Brosnan burst onto the big screen in the 1995 film Goldeneye, a film that reclaimed Bond as a force still to be reckoned with at the cinema. Sadly Brosnan and his films seem to get worse as they go along and those dizzy heights are long gone.

The Bond machine has become so well oiled and businesslike, that watching Die Another Day, you can’t help but feel you’re watching stunt people show off for no particular reason. There’s no room for story or character development anymore, just make sure stuff blows up every five minutes and put in a glib one liner. This would be all well and good, but screenwriters Wade and Purvis seem to think their audience wants overkill (we’ll blow up more stuff than ever before! We’ll come up with the cheesiest double-entendres!) and this is why you end up cringeing at the screen for two hours.

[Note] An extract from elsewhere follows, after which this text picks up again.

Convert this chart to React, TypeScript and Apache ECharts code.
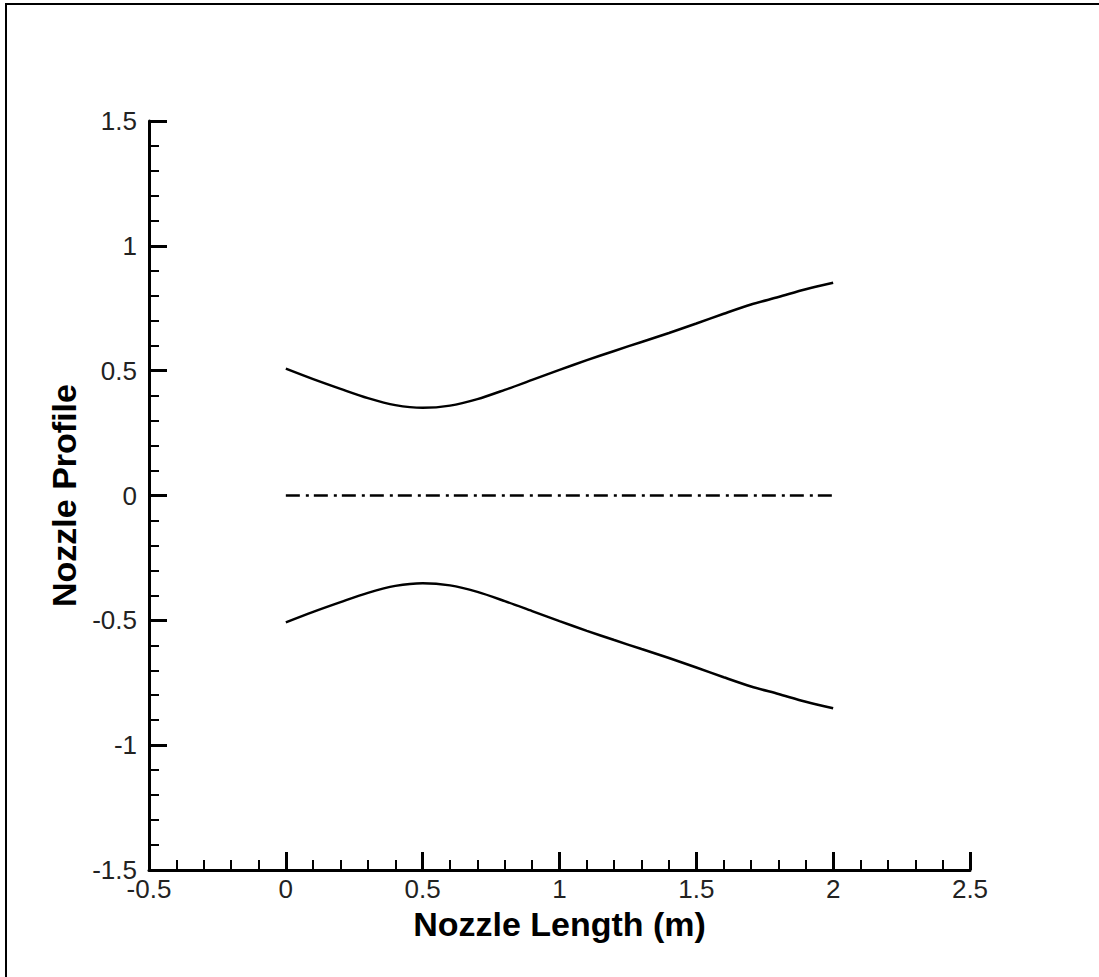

Example: “My name is Mister Kil.”
“Well, there’s a name to die for.”

So what of the plot? Well, sadly there isn’t one. But we meet Bond at the start as he negotiates a shady deal with a bunch of North Koreans, but is rumbled and sent to prison where he’s tortured over the title music (and I don’t just mean having to listen to Madonna’s song). When he finally escapes he has to go AWOL (License to Kill anyone?) to find who set him up. Upon his travels he meets Jinx, a spunky spy who seems to be Bond’s female equivalent, and Gustav Graves (Stephens), a toff with plans to take over the world. Again. Then there’s Miranda Frost, played by newcomer Rosamund Pike with all the spark of a soggy match. She makes fun of Bond one minute and hops into bed with him the next, never once making her face change into anything resembling an expression. But with a script this bad, maybe we should cut her some slack.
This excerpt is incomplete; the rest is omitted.